### [Task]
Repeat the records below exactly, leaving out any pictures.

### [Data listing]
....

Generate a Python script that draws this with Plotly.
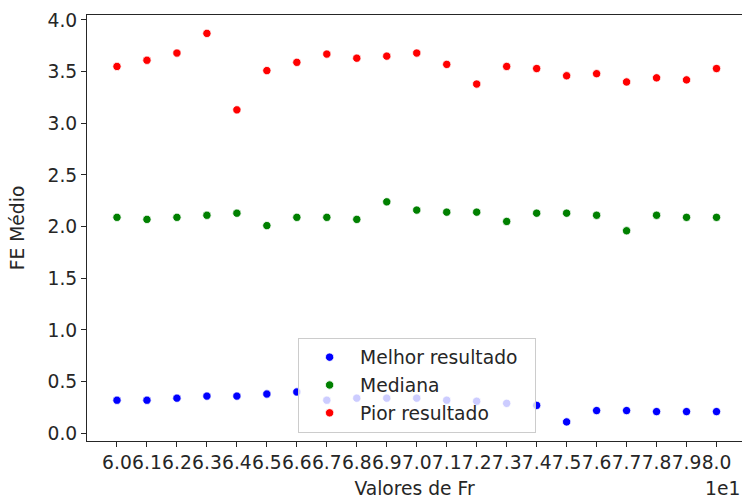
import plotly.graph_objects as go

# Fr values (scaled by 1e1 on the axis) and tick labels
fr_values = [60, 61, 62, 63, 64, 65, 66, 67, 68, 69, 70,
             71, 72, 73, 74, 75, 76, 77, 78, 79, 80]
fr_labels = ["6.0", "6.1", "6.2", "6.3", "6.4", "6.5", "6.6", "6.7", "6.8", "6.9", "7.0",
             "7.1", "7.2", "7.3", "7.4", "7.5", "7.6", "7.7", "7.8", "7.9", "8.0"]

# Mean FE per Fr value
melhor = [0.32, 0.32, 0.34, 0.36, 0.36, 0.38, 0.40, 0.32, 0.34, 0.34, 0.34,
          0.32, 0.31, 0.29, 0.27, 0.11, 0.22, 0.22, 0.21, 0.21, 0.21]
mediana = [2.09, 2.07, 2.09, 2.11, 2.13, 2.01, 2.09, 2.09, 2.07, 2.24, 2.16,
           2.14, 2.14, 2.05, 2.13, 2.13, 2.11, 1.96, 2.11, 2.09, 2.09]
pior = [3.55, 3.61, 3.68, 3.87, 3.13, 3.51, 3.59, 3.67, 3.63, 3.65, 3.68,
        3.57, 3.38, 3.55, 3.53, 3.46, 3.48, 3.40, 3.44, 3.42, 3.53]

series = [
    ("Melhor resultado\u00a0\u00a0", melhor, "#0000ff"),
    ("Mediana", mediana, "#008000"),
    ("Pior resultado", pior, "#ff0000"),
]

FONT = "DejaVu Sans"
FS = 18.7
INK = "#262626"

fig = go.Figure()
for name, vals, color in series:
    fig.add_trace(go.Scatter(
        x=fr_values, y=vals, mode="markers", name=name, legendgroup=name,
        marker=dict(color=color, size=8.3, line=dict(color="white", width=0.8)),
    ))

fig.update_layout(
    width=742, height=499,
    margin=dict(l=87.3, r=0, t=15, b=58.3),
    paper_bgcolor="white", plot_bgcolor="white",
    font=dict(family=FONT, size=FS, color=INK),
    showlegend=True,
    legend=dict(
        x=0.3223, y=0.2429, xanchor="left", yanchor="top",
        bgcolor="rgba(255,255,255,0.8)", bordercolor="#cccccc", borderwidth=1,
        font=dict(family=FONT, size=FS, color=INK),
        tracegroupgap=0.5, itemwidth=51,
    ),
    xaxis=dict(
        range=[59, 80.85], showgrid=False, zeroline=False,
        tickvals=fr_values, ticktext=fr_labels, tickangle=0,
        ticks="outside", ticklen=5, tickwidth=1, tickcolor=INK,
        showline=True, linecolor=INK, linewidth=1, mirror=True,
        title=dict(text="Valores de Fr", standoff=10,
                   font=dict(family=FONT, size=FS, color=INK)),
        tickfont=dict(family=FONT, size=FS, color=INK),
    ),
    yaxis=dict(
        range=[-0.0746, 4.048], showgrid=False, zeroline=False,
        tickvals=[0, 0.5, 1, 1.5, 2, 2.5, 3, 3.5, 4],
        ticktext=["0.0", "0.5", "1.0", "1.5", "2.0", "2.5", "3.0", "3.5", "4.0"],
        ticks="outside", ticklen=5, tickwidth=1, tickcolor=INK,
        showline=True, linecolor=INK, linewidth=1, mirror=False,
        title=dict(text="FE Médio", standoff=17,
                   font=dict(family=FONT, size=FS, color=INK)),
        tickfont=dict(family=FONT, size=FS, color=INK),
    ),
    annotations=[dict(
        text="1e1", xref="paper", yref="paper", x=1, y=0,
        xanchor="right", yanchor="middle", yshift=-47, showarrow=False,
        font=dict(family=FONT, size=FS, color=INK),
    )],
)

fig.write_html("out.html")
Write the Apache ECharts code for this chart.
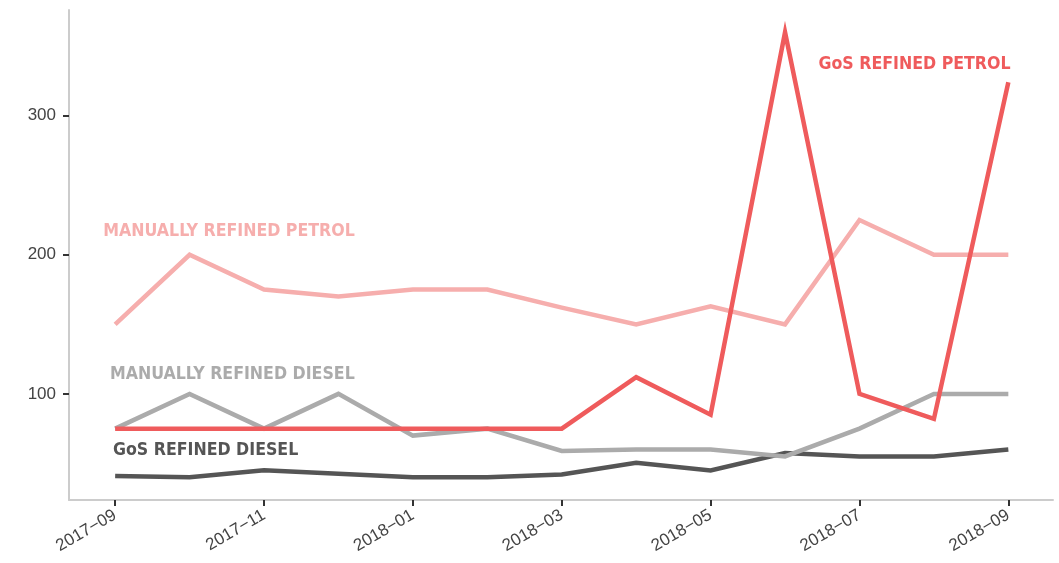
<!DOCTYPE html>
<html><head><meta charset="utf-8">
<script src="https://cdn.jsdelivr.net/npm/echarts@6/dist/echarts.min.js"></script>
<style>html,body{margin:0;padding:0;background:#fff}#c{width:1059px;height:563px}</style>
</head><body><div id="c"></div>
<script>
const months = ['2017−09','2017−10','2017−11','2017−12','2018−01','2018−02','2018−03','2018−04','2018−05','2018−06','2018−07','2018−08','2018−09'];
const tickMonths = ['2017−09','2017−11','2018−01','2018−03','2018−05','2018−07','2018−09'];
const yTicks = [100, 200, 300];
const gosPetrol = [75,75,75,75,75,75,75,112,85,360,100,82,324];
const manualPetrol = [150,200,175,170,175,175,162,150,163,150,225,200,200];
const manualDiesel = [75,100,75,100,70,75,59,60,60,55,75,100,100];
const gosDiesel = [41,40,45,42.5,40,40,42,50.5,45,57.5,55,55,60];
const seriesNames = ['GoS REFINED PETROL','MANUALLY REFINED PETROL','MANUALLY REFINED DIESEL','GoS REFINED DIESEL'];
const colors = ['#EF5B5C','#F6AEAD','#ABABAB','#555555'];
// label anchors (month index, value) in data space
const labelAnchors = [[12.03,337,'right'],[-0.16,217,'left'],[-0.07,114,'left'],[-0.03,59,'left']];

const dataSets = [gosPetrol, manualPetrol, manualDiesel, gosDiesel];
const font = '"Liberation Sans Narrow","DejaVu Sans Condensed","Liberation Sans",sans-serif';
const tickFont = '"Liberation Sans",Arial,sans-serif';
const chart = echarts.init(document.getElementById('c'));
const series = dataSets.map((d, i) => ({
  name: seriesNames[i], type: 'line', z: 10 - i,
  data: d.map((v, k) => [k, v]),
  showSymbol: false, symbol: 'none',
  lineStyle: {color: colors[i], width: 4.5, cap: 'butt', join: 'miter'},
  itemStyle: {color: colors[i]},
  markPoint: {
    symbol: 'circle', symbolSize: 1, silent: true,
    itemStyle: {color: 'rgba(0,0,0,0)'},
    data: [{coord: [labelAnchors[i][0], labelAnchors[i][1]], value: seriesNames[i]}],
    label: {show: true, position: 'inside', formatter: seriesNames[i], color: colors[i],
      fontFamily: font, fontWeight: 'bold', fontSize: 17.6, align: labelAnchors[i][2], verticalAlign: 'middle'}
  }
}));
const tickIdx = tickMonths.map(m => months.indexOf(m));
chart.setOption({
  animation: false,
  grid: {left: 69, right: 6, top: 10, bottom: 63},
  xAxis: {
    type: 'value', min: -0.62, max: 12.6,
    splitLine: {show: false},
    axisLine: {show: true, onZero: false, lineStyle: {color: '#cccccc', width: 2}},
    axisTick: {show: true, customValues: tickIdx, length: 6, lineStyle: {color: '#333', width: 2}},
    axisLabel: {customValues: tickIdx, formatter: v => months[Math.round(v)] || '', rotate: 30,
      color: '#444', fontSize: 17, fontFamily: tickFont, margin: 14}
  },
  yAxis: {
    type: 'value', min: 23.7, max: 376,
    splitLine: {show: false},
    axisLine: {show: true, onZero: false, lineStyle: {color: '#cccccc', width: 2}},
    axisTick: {show: true, customValues: yTicks, length: 6, lineStyle: {color: '#333', width: 2}},
    axisLabel: {customValues: yTicks, color: '#444', fontSize: 17, fontFamily: tickFont, margin: 13}
  },
  series: series
});
</script></body></html>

....

### [Result of this task]
Generate a Python script that draws this with Plotly.
import plotly.graph_objects as go

# Fr values (scaled by 1e1 on the axis) and tick labels
fr_values = [60, 61, 62, 63, 64, 65, 66, 67, 68, 69, 70,
             71, 72, 73, 74, 75, 76, 77, 78, 79, 80]
fr_labels = ["6.0", "6.1", "6.2", "6.3", "6.4", "6.5", "6.6", "6.7", "6.8", "6.9", "7.0",
             "7.1", "7.2", "7.3", "7.4", "7.5", "7.6", "7.7", "7.8", "7.9", "8.0"]

# Mean FE per Fr value
melhor = [0.32, 0.32, 0.34, 0.36, 0.36, 0.38, 0.40, 0.32, 0.34, 0.34, 0.34,
          0.32, 0.31, 0.29, 0.27, 0.11, 0.22, 0.22, 0.21, 0.21, 0.21]
mediana = [2.09, 2.07, 2.09, 2.11, 2.13, 2.01, 2.09, 2.09, 2.07, 2.24, 2.16,
           2.14, 2.14, 2.05, 2.13, 2.13, 2.11, 1.96, 2.11, 2.09, 2.09]
pior = [3.55, 3.61, 3.68, 3.87, 3.13, 3.51, 3.59, 3.67, 3.63, 3.65, 3.68,
        3.57, 3.38, 3.55, 3.53, 3.46, 3.48, 3.40, 3.44, 3.42, 3.53]

series = [
    ("Melhor resultado\u00a0\u00a0", melhor, "#0000ff"),
    ("Mediana", mediana, "#008000"),
    ("Pior resultado", pior, "#ff0000"),
]

FONT = "DejaVu Sans"
FS = 18.7
INK = "#262626"

fig = go.Figure()
for name, vals, color in series:
    fig.add_trace(go.Scatter(
        x=fr_values, y=vals, mode="markers", name=name, legendgroup=name,
        marker=dict(color=color, size=8.3, line=dict(color="white", width=0.8)),
    ))

fig.update_layout(
    width=742, height=499,
    margin=dict(l=87.3, r=0, t=15, b=58.3),
    paper_bgcolor="white", plot_bgcolor="white",
    font=dict(family=FONT, size=FS, color=INK),
    showlegend=True,
    legend=dict(
        x=0.3223, y=0.2429, xanchor="left", yanchor="top",
        bgcolor="rgba(255,255,255,0.8)", bordercolor="#cccccc", borderwidth=1,
        font=dict(family=FONT, size=FS, color=INK),
        tracegroupgap=0.5, itemwidth=51,
    ),
    xaxis=dict(
        range=[59, 80.85], showgrid=False, zeroline=False,
        tickvals=fr_values, ticktext=fr_labels, tickangle=0,
        ticks="outside", ticklen=5, tickwidth=1, tickcolor=INK,
        showline=True, linecolor=INK, linewidth=1, mirror=True,
        title=dict(text="Valores de Fr", standoff=10,
                   font=dict(family=FONT, size=FS, color=INK)),
        tickfont=dict(family=FONT, size=FS, color=INK),
    ),
    yaxis=dict(
        range=[-0.0746, 4.048], showgrid=False, zeroline=False,
        tickvals=[0, 0.5, 1, 1.5, 2, 2.5, 3, 3.5, 4],
        ticktext=["0.0", "0.5", "1.0", "1.5", "2.0", "2.5", "3.0", "3.5", "4.0"],
        ticks="outside", ticklen=5, tickwidth=1, tickcolor=INK,
        showline=True, linecolor=INK, linewidth=1, mirror=False,
        title=dict(text="FE Médio", standoff=17,
                   font=dict(family=FONT, size=FS, color=INK)),
        tickfont=dict(family=FONT, size=FS, color=INK),
    ),
    annotations=[dict(
        text="1e1", xref="paper", yref="paper", x=1, y=0,
        xanchor="right", yanchor="middle", yshift=-47, showarrow=False,
        font=dict(family=FONT, size=FS, color=INK),
    )],
)

fig.write_html("out.html")
Write the Apache ECharts code for this chart.
<!DOCTYPE html>
<html><head><meta charset="utf-8">
<script src="https://cdn.jsdelivr.net/npm/echarts@6/dist/echarts.min.js"></script>
<style>html,body{margin:0;padding:0;background:#fff}#c{width:1059px;height:563px}</style>
</head><body><div id="c"></div>
<script>
const months = ['2017−09','2017−10','2017−11','2017−12','2018−01','2018−02','2018−03','2018−04','2018−05','2018−06','2018−07','2018−08','2018−09'];
const tickMonths = ['2017−09','2017−11','2018−01','2018−03','2018−05','2018−07','2018−09'];
const yTicks = [100, 200, 300];
const gosPetrol = [75,75,75,75,75,75,75,112,85,360,100,82,324];
const manualPetrol = [150,200,175,170,175,175,162,150,163,150,225,200,200];
const manualDiesel = [75,100,75,100,70,75,59,60,60,55,75,100,100];
const gosDiesel = [41,40,45,42.5,40,40,42,50.5,45,57.5,55,55,60];
const seriesNames = ['GoS REFINED PETROL','MANUALLY REFINED PETROL','MANUALLY REFINED DIESEL','GoS REFINED DIESEL'];
const colors = ['#EF5B5C','#F6AEAD','#ABABAB','#555555'];
// label anchors (month index, value) in data space
const labelAnchors = [[12.03,337,'right'],[-0.16,217,'left'],[-0.07,114,'left'],[-0.03,59,'left']];

const dataSets = [gosPetrol, manualPetrol, manualDiesel, gosDiesel];
const font = '"Liberation Sans Narrow","DejaVu Sans Condensed","Liberation Sans",sans-serif';
const tickFont = '"Liberation Sans",Arial,sans-serif';
const chart = echarts.init(document.getElementById('c'));
const series = dataSets.map((d, i) => ({
  name: seriesNames[i], type: 'line', z: 10 - i,
  data: d.map((v, k) => [k, v]),
  showSymbol: false, symbol: 'none',
  lineStyle: {color: colors[i], width: 4.5, cap: 'butt', join: 'miter'},
  itemStyle: {color: colors[i]},
  markPoint: {
    symbol: 'circle', symbolSize: 1, silent: true,
    itemStyle: {color: 'rgba(0,0,0,0)'},
    data: [{coord: [labelAnchors[i][0], labelAnchors[i][1]], value: seriesNames[i]}],
    label: {show: true, position: 'inside', formatter: seriesNames[i], color: colors[i],
      fontFamily: font, fontWeight: 'bold', fontSize: 17.6, align: labelAnchors[i][2], verticalAlign: 'middle'}
  }
}));
const tickIdx = tickMonths.map(m => months.indexOf(m));
chart.setOption({
  animation: false,
  grid: {left: 69, right: 6, top: 10, bottom: 63},
  xAxis: {
    type: 'value', min: -0.62, max: 12.6,
    splitLine: {show: false},
    axisLine: {show: true, onZero: false, lineStyle: {color: '#cccccc', width: 2}},
    axisTick: {show: true, customValues: tickIdx, length: 6, lineStyle: {color: '#333', width: 2}},
    axisLabel: {customValues: tickIdx, formatter: v => months[Math.round(v)] || '', rotate: 30,
      color: '#444', fontSize: 17, fontFamily: tickFont, margin: 14}
  },
  yAxis: {
    type: 'value', min: 23.7, max: 376,
    splitLine: {show: false},
    axisLine: {show: true, onZero: false, lineStyle: {color: '#cccccc', width: 2}},
    axisTick: {show: true, customValues: yTicks, length: 6, lineStyle: {color: '#333', width: 2}},
    axisLabel: {customValues: yTicks, color: '#444', fontSize: 17, fontFamily: tickFont, margin: 13}
  },
  series: series
});
</script></body></html>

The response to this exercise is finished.